*Given instruction*.
Make an exact copy, from the records below, of the lines from the line containing "Write the Chart.js code for this chart." to the line containing "const values = [31.4, null, 31.6, 31.1, 54.2, 46.5, 25.7, 8.9];", both lines included, excluding pictures.

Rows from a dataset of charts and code
----
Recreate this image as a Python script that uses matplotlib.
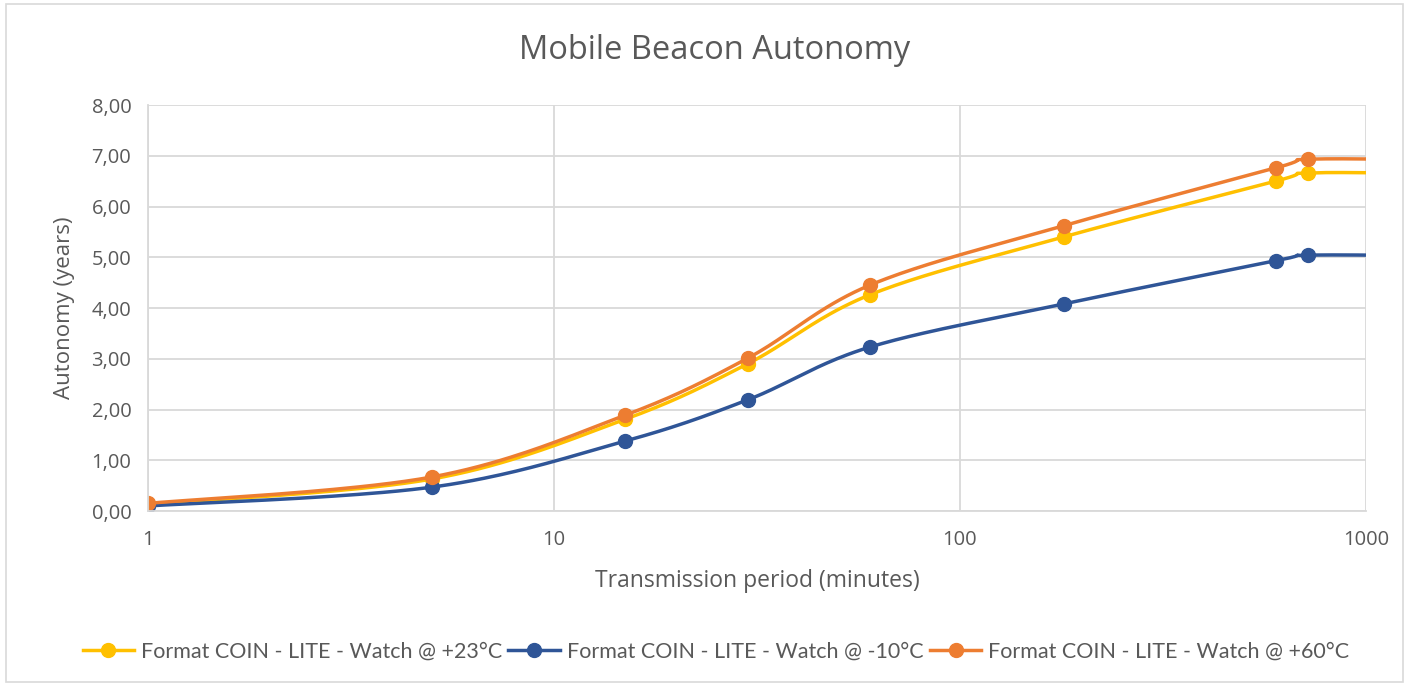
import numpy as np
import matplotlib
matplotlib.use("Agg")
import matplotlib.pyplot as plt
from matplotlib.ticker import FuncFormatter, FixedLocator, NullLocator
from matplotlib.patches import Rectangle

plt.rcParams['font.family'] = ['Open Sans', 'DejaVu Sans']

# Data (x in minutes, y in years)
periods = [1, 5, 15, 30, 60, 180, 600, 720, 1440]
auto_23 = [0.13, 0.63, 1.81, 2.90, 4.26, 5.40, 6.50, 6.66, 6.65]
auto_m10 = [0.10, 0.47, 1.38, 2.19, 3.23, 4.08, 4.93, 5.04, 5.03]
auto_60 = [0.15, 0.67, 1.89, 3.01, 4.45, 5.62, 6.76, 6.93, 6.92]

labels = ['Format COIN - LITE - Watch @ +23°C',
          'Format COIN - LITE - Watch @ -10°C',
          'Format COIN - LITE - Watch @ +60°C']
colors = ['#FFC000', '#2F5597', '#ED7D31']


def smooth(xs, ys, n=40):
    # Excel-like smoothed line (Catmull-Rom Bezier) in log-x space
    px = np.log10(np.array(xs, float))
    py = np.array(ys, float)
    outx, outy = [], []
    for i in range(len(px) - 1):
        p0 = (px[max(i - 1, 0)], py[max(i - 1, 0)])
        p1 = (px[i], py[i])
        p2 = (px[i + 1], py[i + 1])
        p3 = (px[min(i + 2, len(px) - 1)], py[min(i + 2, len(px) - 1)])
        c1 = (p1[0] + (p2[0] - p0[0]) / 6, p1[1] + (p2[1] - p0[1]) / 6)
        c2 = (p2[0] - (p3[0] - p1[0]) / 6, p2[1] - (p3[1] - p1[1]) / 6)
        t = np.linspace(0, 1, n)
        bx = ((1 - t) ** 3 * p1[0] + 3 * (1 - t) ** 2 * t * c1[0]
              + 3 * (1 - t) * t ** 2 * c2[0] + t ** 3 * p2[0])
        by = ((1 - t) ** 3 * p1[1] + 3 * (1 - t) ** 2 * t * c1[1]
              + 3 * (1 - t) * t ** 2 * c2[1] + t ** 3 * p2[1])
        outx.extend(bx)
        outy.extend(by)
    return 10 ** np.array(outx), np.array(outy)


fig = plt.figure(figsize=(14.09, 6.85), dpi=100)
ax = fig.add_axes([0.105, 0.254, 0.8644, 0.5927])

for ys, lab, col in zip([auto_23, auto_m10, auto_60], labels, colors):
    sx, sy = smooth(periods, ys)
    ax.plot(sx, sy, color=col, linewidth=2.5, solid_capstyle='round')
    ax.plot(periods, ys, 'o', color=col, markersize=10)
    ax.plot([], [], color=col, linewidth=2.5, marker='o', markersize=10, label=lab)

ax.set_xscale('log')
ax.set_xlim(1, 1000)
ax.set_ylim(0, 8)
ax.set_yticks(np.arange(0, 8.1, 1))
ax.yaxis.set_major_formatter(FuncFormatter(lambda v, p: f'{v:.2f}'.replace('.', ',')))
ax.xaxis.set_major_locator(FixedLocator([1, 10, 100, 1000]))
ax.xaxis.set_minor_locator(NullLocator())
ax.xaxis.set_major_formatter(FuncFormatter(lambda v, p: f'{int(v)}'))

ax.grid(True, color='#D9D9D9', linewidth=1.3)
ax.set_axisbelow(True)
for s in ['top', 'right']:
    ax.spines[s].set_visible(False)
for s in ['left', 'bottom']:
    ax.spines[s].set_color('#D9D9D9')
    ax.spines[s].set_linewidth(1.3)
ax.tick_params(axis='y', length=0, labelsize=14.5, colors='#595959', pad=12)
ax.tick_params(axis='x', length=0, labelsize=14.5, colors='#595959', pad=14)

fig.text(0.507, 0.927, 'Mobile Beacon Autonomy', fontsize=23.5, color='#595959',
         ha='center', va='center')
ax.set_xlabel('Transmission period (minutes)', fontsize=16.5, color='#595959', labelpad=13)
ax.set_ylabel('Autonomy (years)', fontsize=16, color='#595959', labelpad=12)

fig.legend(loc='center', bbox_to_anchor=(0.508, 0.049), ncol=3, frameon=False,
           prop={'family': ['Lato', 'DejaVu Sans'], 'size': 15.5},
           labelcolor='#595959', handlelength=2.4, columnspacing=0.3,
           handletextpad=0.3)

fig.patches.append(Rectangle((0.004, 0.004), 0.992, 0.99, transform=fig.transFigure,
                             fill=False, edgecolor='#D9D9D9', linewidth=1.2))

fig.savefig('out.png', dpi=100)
----
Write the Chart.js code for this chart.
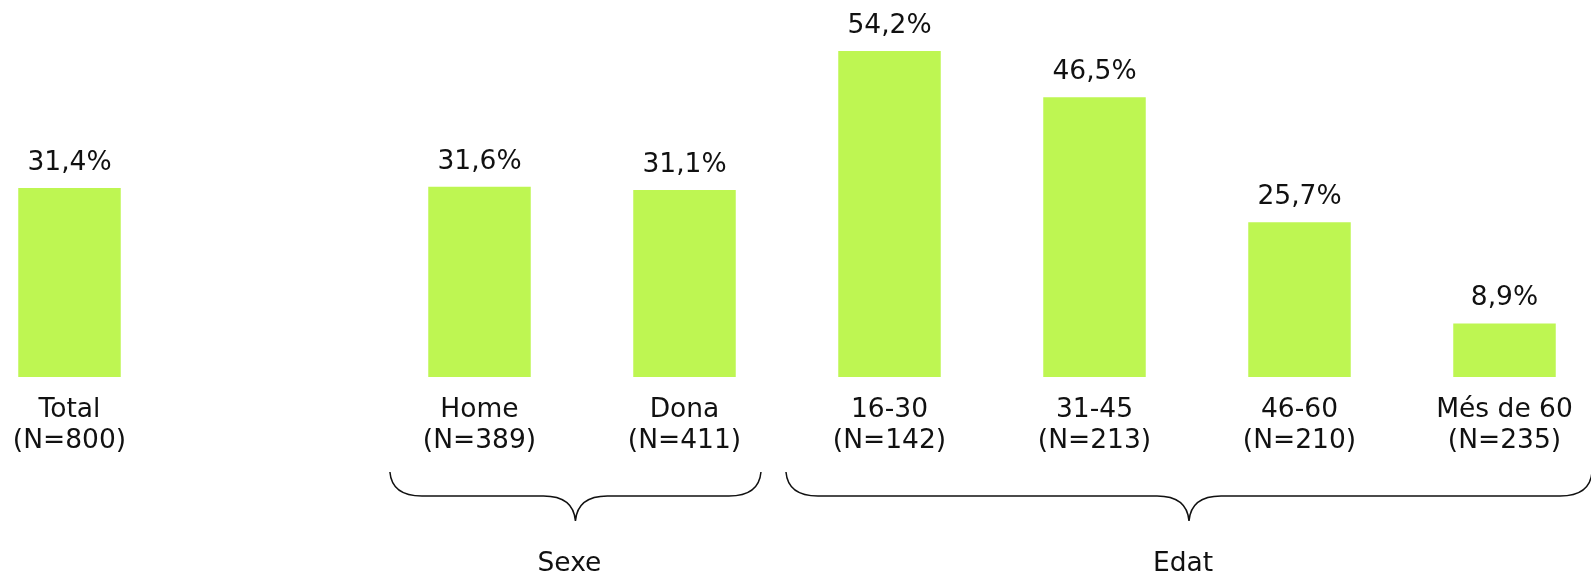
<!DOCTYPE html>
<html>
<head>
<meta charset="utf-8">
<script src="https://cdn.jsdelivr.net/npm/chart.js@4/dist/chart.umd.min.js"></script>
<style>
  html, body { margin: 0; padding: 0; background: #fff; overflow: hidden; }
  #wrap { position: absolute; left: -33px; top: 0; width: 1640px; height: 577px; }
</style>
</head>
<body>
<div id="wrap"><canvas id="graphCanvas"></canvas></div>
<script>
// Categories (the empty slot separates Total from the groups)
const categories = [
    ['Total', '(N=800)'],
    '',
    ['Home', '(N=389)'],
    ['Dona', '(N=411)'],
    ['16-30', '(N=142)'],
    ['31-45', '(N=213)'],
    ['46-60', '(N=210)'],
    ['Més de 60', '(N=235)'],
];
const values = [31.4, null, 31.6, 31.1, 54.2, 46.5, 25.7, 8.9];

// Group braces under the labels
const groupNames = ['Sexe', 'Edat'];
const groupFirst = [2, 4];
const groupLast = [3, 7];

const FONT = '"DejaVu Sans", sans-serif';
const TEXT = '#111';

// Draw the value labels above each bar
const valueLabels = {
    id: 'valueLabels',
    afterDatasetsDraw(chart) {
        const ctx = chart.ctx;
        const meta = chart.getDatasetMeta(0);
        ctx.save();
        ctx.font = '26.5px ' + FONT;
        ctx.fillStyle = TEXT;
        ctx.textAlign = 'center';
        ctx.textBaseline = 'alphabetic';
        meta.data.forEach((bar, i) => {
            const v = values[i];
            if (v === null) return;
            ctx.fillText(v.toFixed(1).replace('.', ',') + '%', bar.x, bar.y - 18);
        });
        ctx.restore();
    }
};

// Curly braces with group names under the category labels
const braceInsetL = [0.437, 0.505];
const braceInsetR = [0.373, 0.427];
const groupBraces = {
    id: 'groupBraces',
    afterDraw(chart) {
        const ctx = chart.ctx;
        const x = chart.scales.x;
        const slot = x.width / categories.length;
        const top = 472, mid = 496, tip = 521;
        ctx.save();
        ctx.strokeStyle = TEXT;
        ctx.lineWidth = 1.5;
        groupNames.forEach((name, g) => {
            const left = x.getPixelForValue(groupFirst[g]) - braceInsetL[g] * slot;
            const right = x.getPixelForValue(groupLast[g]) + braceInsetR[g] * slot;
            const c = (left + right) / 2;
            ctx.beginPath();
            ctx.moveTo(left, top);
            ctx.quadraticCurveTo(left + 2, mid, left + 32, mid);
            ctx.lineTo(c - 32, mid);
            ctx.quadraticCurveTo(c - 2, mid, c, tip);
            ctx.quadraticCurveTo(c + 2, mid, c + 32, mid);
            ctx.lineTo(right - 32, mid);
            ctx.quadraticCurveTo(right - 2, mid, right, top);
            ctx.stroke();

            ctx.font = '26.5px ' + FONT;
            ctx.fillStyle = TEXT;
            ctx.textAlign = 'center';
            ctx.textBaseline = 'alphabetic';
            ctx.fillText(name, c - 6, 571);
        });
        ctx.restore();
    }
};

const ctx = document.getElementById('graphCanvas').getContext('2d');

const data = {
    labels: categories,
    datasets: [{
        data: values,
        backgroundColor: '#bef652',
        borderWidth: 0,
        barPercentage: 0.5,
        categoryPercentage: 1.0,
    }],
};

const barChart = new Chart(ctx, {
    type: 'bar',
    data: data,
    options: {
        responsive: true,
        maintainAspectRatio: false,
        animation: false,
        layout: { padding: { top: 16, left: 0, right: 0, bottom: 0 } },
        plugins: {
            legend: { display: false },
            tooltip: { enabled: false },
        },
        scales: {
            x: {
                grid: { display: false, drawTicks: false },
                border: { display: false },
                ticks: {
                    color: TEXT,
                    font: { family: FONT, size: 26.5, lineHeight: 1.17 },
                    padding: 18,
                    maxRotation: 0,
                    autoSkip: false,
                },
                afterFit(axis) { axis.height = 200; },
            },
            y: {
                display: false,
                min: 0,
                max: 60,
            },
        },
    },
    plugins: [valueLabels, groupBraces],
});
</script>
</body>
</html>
----
*Response for this exercise*.
Write the Chart.js code for this chart.
<!DOCTYPE html>
<html>
<head>
<meta charset="utf-8">
<script src="https://cdn.jsdelivr.net/npm/chart.js@4/dist/chart.umd.min.js"></script>
<style>
  html, body { margin: 0; padding: 0; background: #fff; overflow: hidden; }
  #wrap { position: absolute; left: -33px; top: 0; width: 1640px; height: 577px; }
</style>
</head>
<body>
<div id="wrap"><canvas id="graphCanvas"></canvas></div>
<script>
// Categories (the empty slot separates Total from the groups)
const categories = [
    ['Total', '(N=800)'],
    '',
    ['Home', '(N=389)'],
    ['Dona', '(N=411)'],
    ['16-30', '(N=142)'],
    ['31-45', '(N=213)'],
    ['46-60', '(N=210)'],
    ['Més de 60', '(N=235)'],
];
const values = [31.4, null, 31.6, 31.1, 54.2, 46.5, 25.7, 8.9];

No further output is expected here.